第2章 国内外の原子力開発利用の状況
6.核燃料リサイクルの展開

(6)核燃料物質の輸送

 現在,我が国で使用されている核燃料は,そのほとんどが外国から船舶で輸送され,港からトレーラによって再転換工場等へ陸上輸送されています。また,国内の原子力発電所からでる使用済燃料は,国内外の再処理工場に専用運搬船により海上輸送されています。

 海外から我が国へ輸送される核燃料物質は,発電用低濃縮ウラン燃料の場合は,低濃縮ウランの原料となる天然六フッ化ウラン,海外で濃縮された六フッ化ウランまたはさらに転換された二酸化ウラン粉末の形態で輸送されている。
 これらの核燃料物質は,加工事業所間においては,二酸化ウラン粉末または六フッ化ウラン,また,加工事業者と原子力発電所等の間においては,新燃料集合体の形で輸送されている。
 天然六フッ化ウランの青森県六ヶ所村日本原燃(株)ウラン濃縮工場への輸送については,従来から陸上輸送による方法に加え,年1回程度むつ小川原港まで直接海上輸送により行われることとされ,1回目の海上輸送は9月に安全に行われた。
 使用済燃料については,東海再処理工場及び英仏の再処理工場へ,各原子力発電所から,専用運搬船により輸送されている。
 低レベル放射性廃棄物については,専用運搬船により全国の原子力発電所から六ヶ所村の低レベル廃棄物埋設施設への輸送が行われている。
 また,英国及びフランスでの再処理により回収されたプルトニウムについては,基本的には海外でMOX燃料に加工し,我が国に海上輸送により返還し,軽水炉により利用することとしている。
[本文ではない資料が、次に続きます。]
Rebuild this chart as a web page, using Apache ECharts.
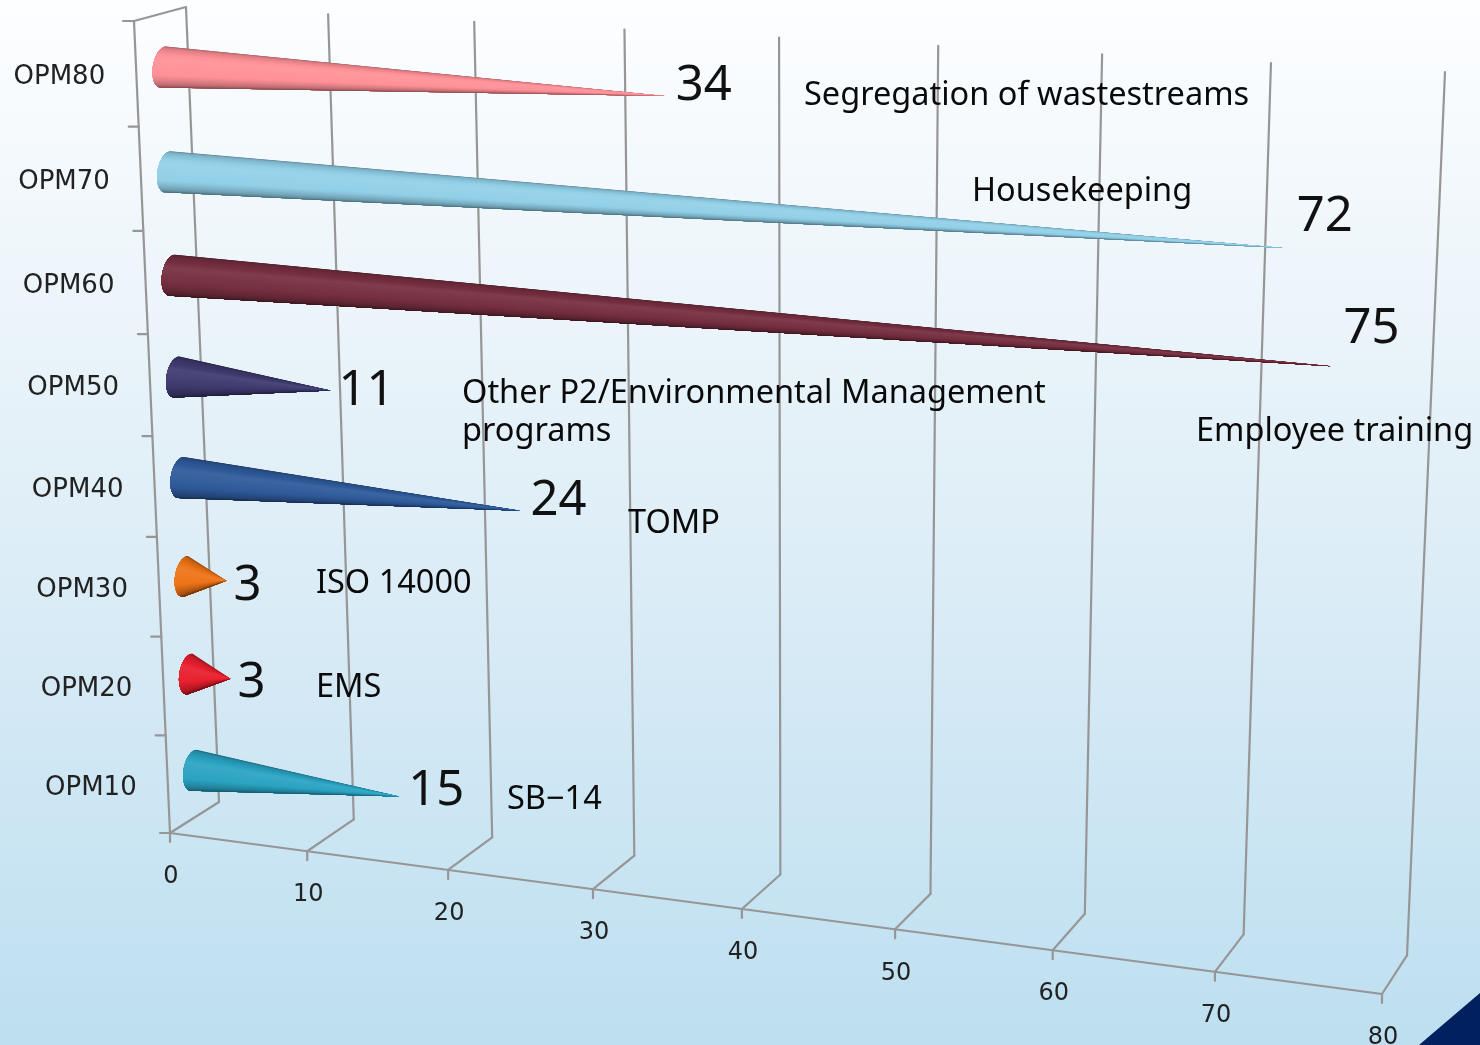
<!DOCTYPE html>
<html>
<head>
<meta charset="utf-8">
<style>html,body{margin:0;padding:0;background:#fff}#chart{width:1480px;height:1045px}</style>
<script src="https://cdn.jsdelivr.net/npm/echarts@6/dist/echarts.min.js"></script>
</head>
<body>
<div id="chart"></div>
<script>
// Chart content
var categories = ['OPM10', 'OPM20', 'OPM30', 'OPM40', 'OPM50', 'OPM60', 'OPM70', 'OPM80'];
var counts = [15, 3, 3, 24, 11, 75, 72, 34];
var valueTicks = [0, 10, 20, 30, 40, 50, 60, 70, 80];
var programmes = ['SB\u221214', 'EMS', 'ISO 14000', 'TOMP',
  'Other P2/Environmental Management\nprograms', 'Employee training', 'Housekeeping',
  'Segregation of wastestreams'];
var coneColours = ['#2ba3c2', '#e8202f', '#ee7418', '#2f5a9a', '#3f3b70', '#752f40', '#92d0e8', '#ff9198'];

// Screen placement of the projected box and its annotations
var FLOOR = [[170, 833], [1382, 994], [1407, 955.45], [219, 802]];
var BACK = [[219, 802], [1407, 955], [1445, 72], [186, 7]];
var SIDE = [[170, 833], [219, 802], [186, 7], [134, 21]];
var MID = [[196, 818], [1392, 976], [1431, 81], [161, 14]];
var FLAT = {left: 100, top: 100, width: 800, height: 800};
var valueOffsets = [[37, -5], [21, 4], [21, 5], [38, -10], [36, 0], [40, -37], [41, -31.5], [39, -10]];
var noteAnchors = [[507, 800], [316, 688], [316, 584], [628, 524], [462, 413], [1196, 432], [972, 192], [804, 96]];
var LINE = '#969696';

// Homography taking the unit square onto a screen quadrilateral
function projector(q) {
  var x0 = q[0][0], y0 = q[0][1], x1 = q[1][0], y1 = q[1][1], x2 = q[2][0], y2 = q[2][1], x3 = q[3][0], y3 = q[3][1];
  var sx = x0 - x1 + x2 - x3, sy = y0 - y1 + y2 - y3;
  var dx1 = x1 - x2, dx2 = x3 - x2, dy1 = y1 - y2, dy2 = y3 - y2;
  var den = dx1 * dy2 - dx2 * dy1;
  var g = (sx * dy2 - dx2 * sy) / den, h = (dx1 * sy - sx * dy1) / den;
  var a = x1 - x0 + g * x1, b = x3 - x0 + h * x3, d = y1 - y0 + g * y1, e = y3 - y0 + h * y3;
  return function (s, t) {
    var w = g * s + h * t + 1;
    return [(a * s + b * t + x0) / w, (d * s + e * t + y0) / w];
  };
}
var floorAt = projector(FLOOR), backAt = projector(BACK), sideAt = projector(SIDE), midAt = projector(MID);

function unitX(api, v) { return (api.coord([v, 0])[0] - FLAT.left) / FLAT.width; }
function unitY(api, i) { return 1 - (api.coord([0, i])[1] - FLAT.top) / FLAT.height; }

function line(a, b) {
  return {type: 'line', shape: {x1: a[0], y1: a[1], x2: b[0], y2: b[1]},
    style: {stroke: LINE, lineWidth: 2.2, lineCap: 'round'}};
}
function text(str, x, y, font, align, fill) {
  return {type: 'text', x: x, y: y,
    style: {text: str, x: 0, y: 0, font: font, fill: fill, align: align, verticalAlign: 'middle', lineHeight: 38}};
}

function shade(hex, k) {
  var n = parseInt(hex.slice(1), 16);
  var c = [n >> 16, (n >> 8) & 255, n & 255].map(function (v) {
    var out = k <= 1 ? v * k : v + (255 - v) * (k - 1);
    return Math.round(Math.max(0, Math.min(255, out)));
  });
  return 'rgb(' + c.join(',') + ')';
}
var SHADE_STOPS = [[0, 0.6], [0.1, 0.84], [0.36, 1.07], [0.62, 1], [0.84, 0.72], [1, 0.42]];
function shadeFactor(t) {
  for (var i = 1; i < SHADE_STOPS.length; i++) {
    if (t <= SHADE_STOPS[i][0]) {
      var a = SHADE_STOPS[i - 1], b = SHADE_STOPS[i];
      return a[1] + (b[1] - a[1]) * (t - a[0]) / (b[0] - a[0]);
    }
  }
  return 0.42;
}

// Gridlines folding from the floor up the back wall, with value tick labels
function renderValueTick(params, api) {
  var v = api.value(0), s = unitX(api, v);
  var f = floorAt(s, 0), b = floorAt(s, 1), t = backAt(s, 1);
  return {type: 'group', children: [
    line(f, b), line(b, t),
    line(f, [f[0], f[1] + 9]),
    text(String(v), f[0] + 1, f[1] + 44, '24px "DejaVu Sans"', 'center', '#222')
  ]};
}

// Left edge ticks and category names
function renderCategoryTick(params, api) {
  var i = api.value(1), h = unitY(api, i);
  var band = api.size([0, 1])[1] / FLAT.height;
  var low = sideAt(0, h - band / 2), mid = sideAt(0, h);
  var parts = [line(low, [low[0] - 10, low[1]])];
  if (i < categories.length) {
    parts.push(text(categories[i], mid[0] - 77, mid[1] + 3.5, '26px "DejaVu Sans"', 'center', '#222'));
  }
  return {type: 'group', children: parts};
}

// Outer edges of the box
function renderFrame(params, api) {
  var o = sideAt(0, 0), top = sideAt(0, 1), rear = sideAt(1, 1);
  var end = floorAt(unitX(api, valueTicks[valueTicks.length - 1]), 0);
  return {type: 'group', children: [line(o, top), line(top, rear), line(o, end),
    line(top, [top[0] - 11, top[1]])]};
}

// A cone in the mid-depth plane: overlapping shells run from the upper rim down,
// each one covering what is left of the surface, so the shading has no seams
function renderCone(params, api) {
  var value = api.value(0), i = api.value(1);
  var h = unitY(api, i);
  var c = midAt(unitX(api, 0), h), tip = midAt(unitX(api, value), h);
  var shells = [], N = 40;
  function rim(k) {
    var th = Math.PI / 2 - Math.PI * k / N, sn = Math.sin(th), cs = Math.cos(th);
    return [c[0] + 2.5 * sn - 10.5 * cs, c[1] - 20.5 * sn + 0.5 * cs];
  }
  for (var k = 0; k < N; k++) {
    var pts = [tip];
    for (var m = k; m <= N; m++) { pts.push(rim(m)); }
    shells.push({type: 'polygon', shape: {points: pts},
      style: {fill: shade(coneColours[i], shadeFactor((k + 0.5) / N))}});
  }
  return {type: 'group', children: shells};
}

// Value numbers beside each tip and the programme names
function renderNotes(params, api) {
  var value = api.value(0), i = api.value(1);
  var tip = midAt(unitX(api, value), unitY(api, i));
  var off = valueOffsets[i], note = noteAnchors[i];
  return {type: 'group', children: [
    text(String(value), tip[0] + off[0], tip[1] + off[1], '49px "Noto Sans"', 'center', '#111'),
    text(programmes[i], note[0], note[1], '32.5px "Noto Sans"', 'left', '#0a0a0a')
  ]};
}

var pairs = counts.map(function (c, i) { return [c, i]; });
var tickData = valueTicks.map(function (v) { return [v, 0]; });
var catData = categories.map(function (c, i) { return [0, i]; }).concat([[0, categories.length]]);

var chart = echarts.init(document.getElementById('chart'), null, {renderer: 'canvas'});
chart.setOption({
  animation: false,
  backgroundColor: {type: 'linear', x: 0, y: 0, x2: 0, y2: 1,
    colorStops: [{offset: 0, color: '#fdfeff'}, {offset: 0.5, color: '#dfeef7'}, {offset: 1, color: '#bddff0'}]},
  grid: FLAT,
  xAxis: {type: 'value', min: 0, max: 80, interval: 10, show: false},
  yAxis: {type: 'category', data: categories, show: false},
  graphic: [
    {type: 'polygon', silent: true, z: 10, shape: {points: [[1419, 1045], [1480, 993], [1480, 1045]]}, style: {fill: '#00205f'}}
  ],
  series: [
    {type: 'custom', name: 'values', coordinateSystem: 'cartesian2d', clip: false, z: 1, silent: true,
      data: tickData, encode: {x: 0, y: 1}, renderItem: renderValueTick},
    {type: 'custom', name: 'categories', coordinateSystem: 'cartesian2d', clip: false, z: 1, silent: true,
      data: catData, encode: {x: 0, y: 1}, renderItem: renderCategoryTick},
    {type: 'custom', name: 'frame', coordinateSystem: 'cartesian2d', clip: false, z: 1, silent: true,
      data: [[0, 0]], encode: {x: 0, y: 1}, renderItem: renderFrame},
    {type: 'custom', name: 'cones', coordinateSystem: 'cartesian2d', clip: false, z: 3, silent: true,
      data: pairs, encode: {x: 0, y: 1}, renderItem: renderCone},
    {type: 'custom', name: 'notes', coordinateSystem: 'cartesian2d', clip: false, z: 4, silent: true,
      data: pairs, encode: {x: 0, y: 1}, renderItem: renderNotes}
  ]
});
</script>
</body>
</html>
また,研究開発用に国内のプルトニウムが不足した場合には酸化プルトニウムの形態で返還輸送を行うこととしており,このような輸送では,高速増殖炉「もんじゅ」の取替燃料製造に使用する約1.1トンのプルトニウム(核分裂性)のフランスから日本への海上輸送が,輸送船「あかつき丸」により1992年秋から1993年初めにかけて安全かつ確実に実施されている。
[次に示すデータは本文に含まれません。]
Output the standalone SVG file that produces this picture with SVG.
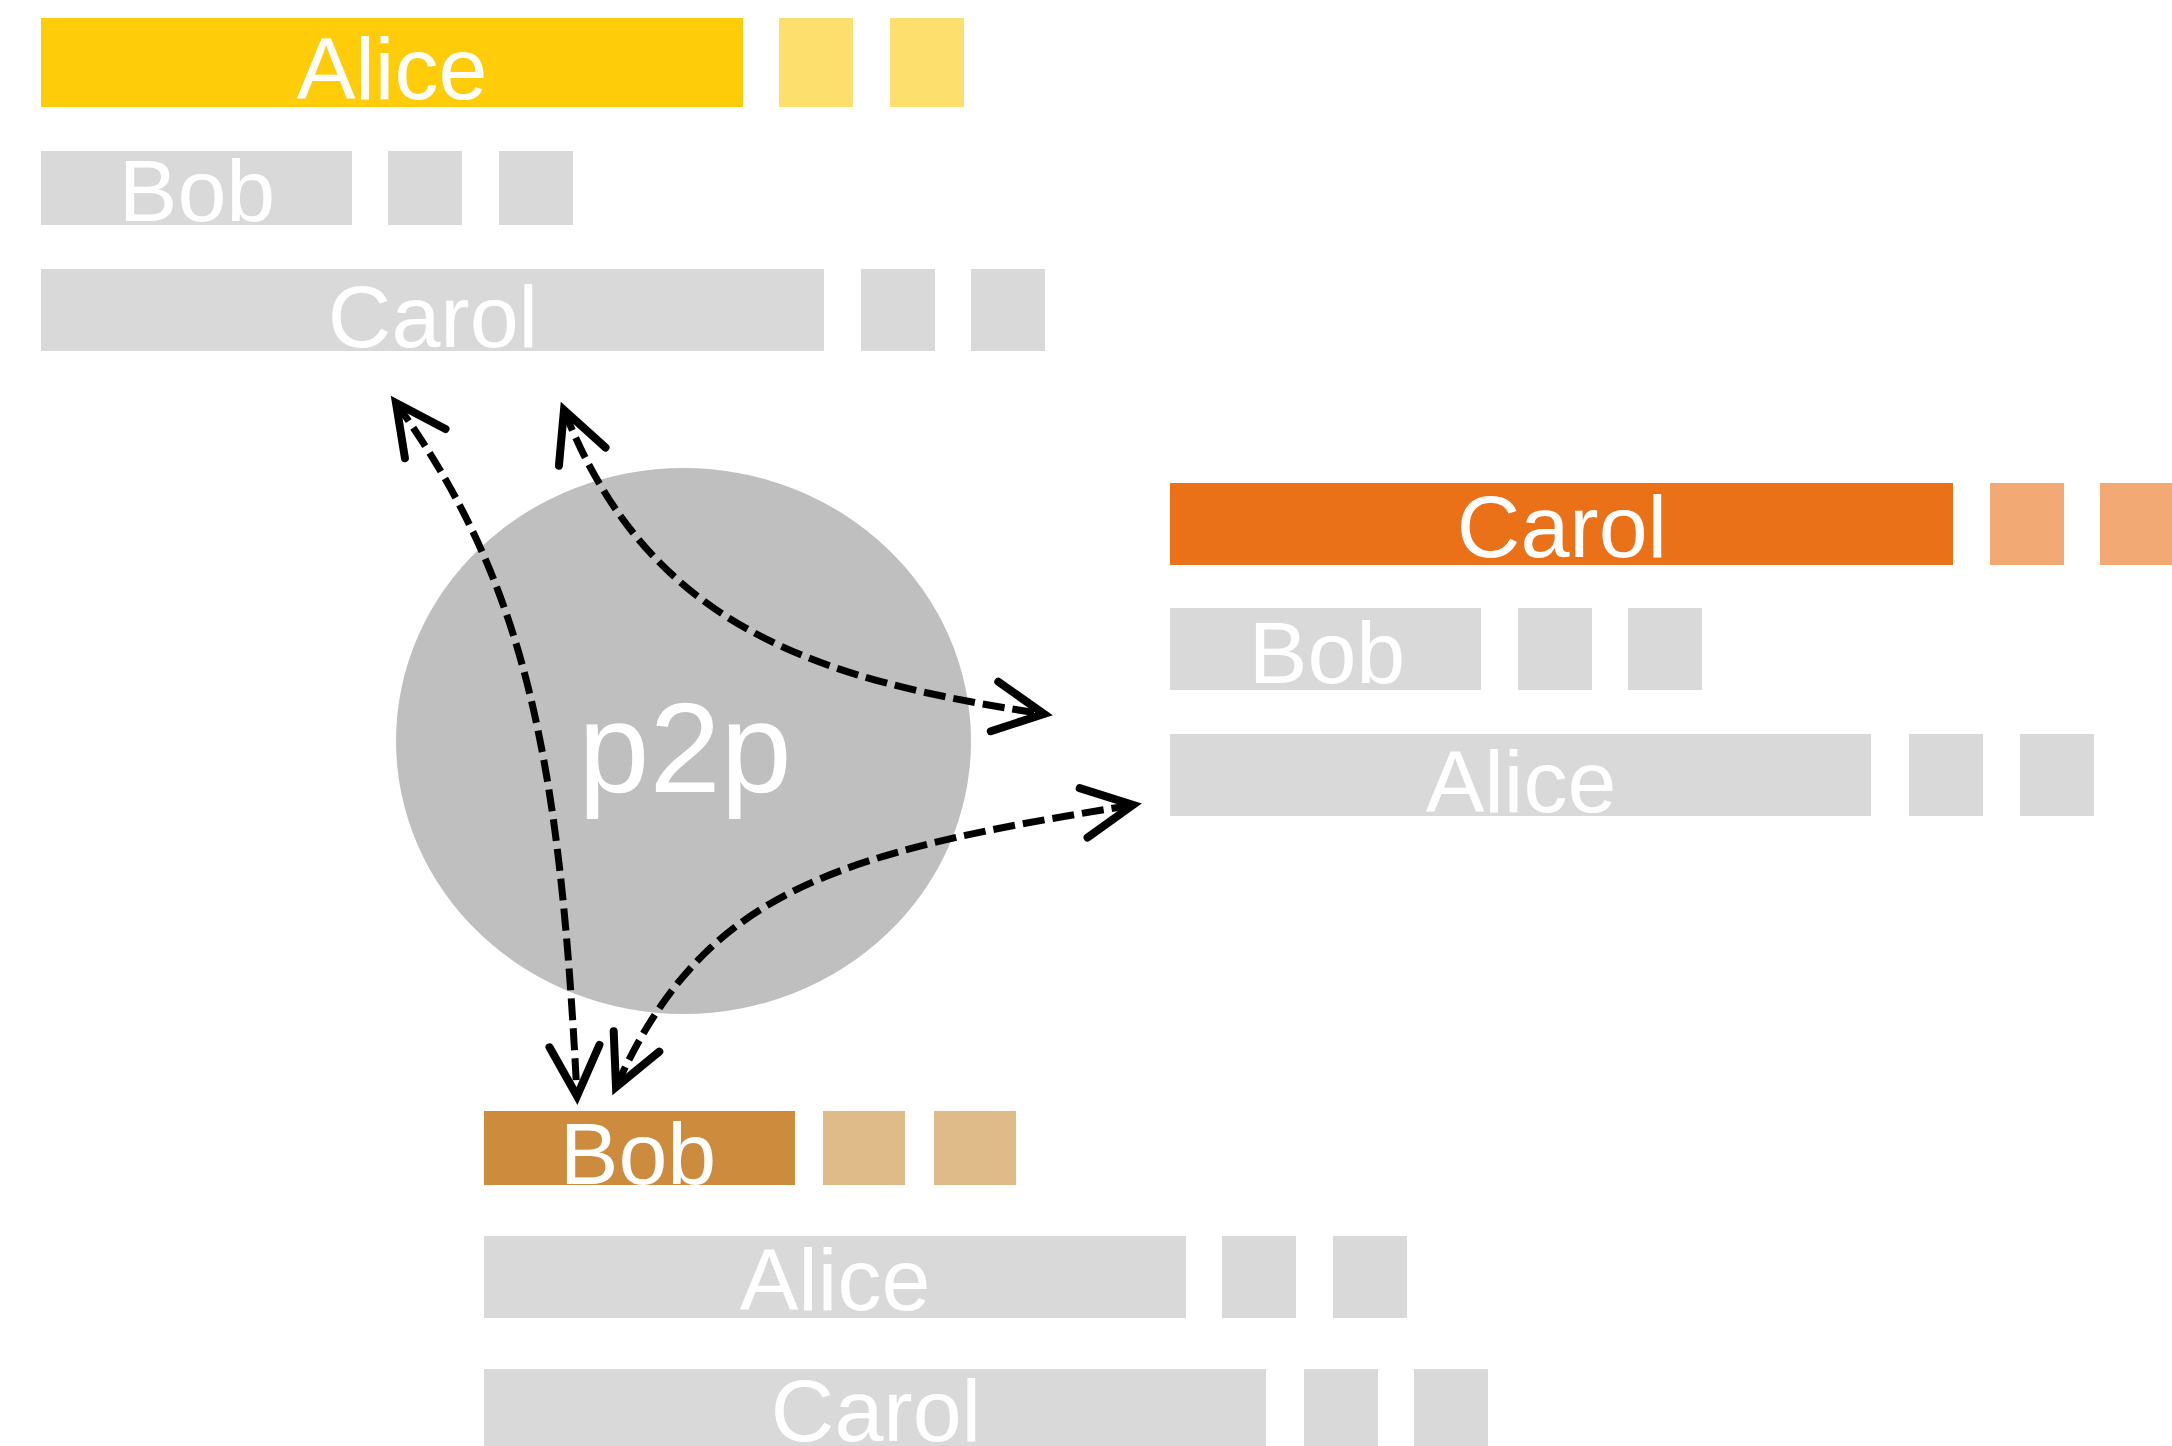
<svg xmlns="http://www.w3.org/2000/svg" width="2172" height="1446" viewBox="0 0 2172 1446">
<style>
text{font-family:"Liberation Sans",Arial,sans-serif;fill:#fff;text-anchor:middle;font-size:88px}
.g{fill:#D9D9D9}
.y{fill:#FFCC0A}.yl{fill:#FDDF6D}
.o{fill:#EB7118}.ol{fill:#F3A973}
.b{fill:#CD8B3E}.bl{fill:#E0BB8A}
.c{fill:none;stroke:#000;stroke-width:7;stroke-dasharray:22 8;marker-start:url(#ah);marker-end:url(#ah)}
</style>
<defs>
<marker id="ah" markerUnits="userSpaceOnUse" orient="auto-start-reverse" overflow="visible" refX="0" refY="0" markerWidth="10" markerHeight="10">
<path d="M -50 -25 L 0 0 L -50 25" fill="none" stroke="#000" stroke-width="8" stroke-linecap="round" stroke-linejoin="miter"/>
</marker>
</defs>
<rect width="2172" height="1446" fill="#fff"/>
<g id="circle-p2p">
<ellipse cx="683.5" cy="741" rx="287.5" ry="273" fill="#BFBFBF"/>
<text x="685" y="792" style="font-size:128px">p2p</text>
</g>
<g id="a1-alice">
<rect class="y" x="41" y="18" width="702" height="89"/>
<rect class="yl" x="779" y="18" width="74" height="89"/>
<rect class="yl" x="890" y="18" width="74" height="89"/>
<text x="392" y="99">Alice</text>
</g>
<g id="a1-bob">
<rect class="g" x="41" y="151" width="311" height="74"/>
<rect class="g" x="388" y="151" width="74" height="74"/>
<rect class="g" x="499" y="151" width="74" height="74"/>
<text x="197" y="221">Bob</text>
</g>
<g id="a1-carol">
<rect class="g" x="41" y="269" width="783" height="82"/>
<rect class="g" x="861" y="269" width="74" height="82"/>
<rect class="g" x="971" y="269" width="74" height="82"/>
<text x="433" y="347">Carol</text>
</g>
<g id="c-carol">
<rect class="o" x="1170" y="483" width="783" height="82"/>
<rect class="ol" x="1990" y="483" width="74" height="82"/>
<rect class="ol" x="2100" y="483" width="74" height="82"/>
<text x="1562" y="557">Carol</text>
</g>
<g id="c-bob">
<rect class="g" x="1170" y="608" width="311" height="82"/>
<rect class="g" x="1518" y="608" width="74" height="82"/>
<rect class="g" x="1628" y="608" width="74" height="82"/>
<text x="1327" y="683">Bob</text>
</g>
<g id="c-alice">
<rect class="g" x="1170" y="734" width="701" height="82"/>
<rect class="g" x="1909" y="734" width="74" height="82"/>
<rect class="g" x="2020" y="734" width="74" height="82"/>
<text x="1521" y="812">Alice</text>
</g>
<g id="b-bob">
<rect class="b" x="484" y="1111" width="311" height="74"/>
<rect class="bl" x="823" y="1111" width="82" height="74"/>
<rect class="bl" x="934" y="1111" width="82" height="74"/>
<text x="638" y="1184">Bob</text>
</g>
<g id="b-alice">
<rect class="g" x="484" y="1236" width="702" height="82"/>
<rect class="g" x="1222" y="1236" width="74" height="82"/>
<rect class="g" x="1333" y="1236" width="74" height="82"/>
<text x="835" y="1310">Alice</text>
</g>
<g id="b-carol">
<rect class="g" x="484" y="1369" width="782" height="82"/>
<rect class="g" x="1304" y="1369" width="74" height="82"/>
<rect class="g" x="1414" y="1369" width="74" height="82"/>
<text x="876" y="1441">Carol</text>
</g>
<g id="connectors">
<path class="c" d="M 396 403 C 527 585, 560 760, 577 1096"/>
<path class="c" d="M 564 410 C 650 630, 820 680, 1044 714"/>
<path class="c" d="M 616 1087 C 704 891, 832 853, 1133 805"/>
</g>
</svg>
 また,同じく英国及びフランスでの再処理により発生する高レベル放射性廃棄物(ガラス固化体)の我が国への返還については,フランスからの初回輸送が1995年2月から4月にかけて英国の輸送船「パシフィック・ピンテール号」によって行われ,輸送容器に納められたガラス固化体28本が返還された。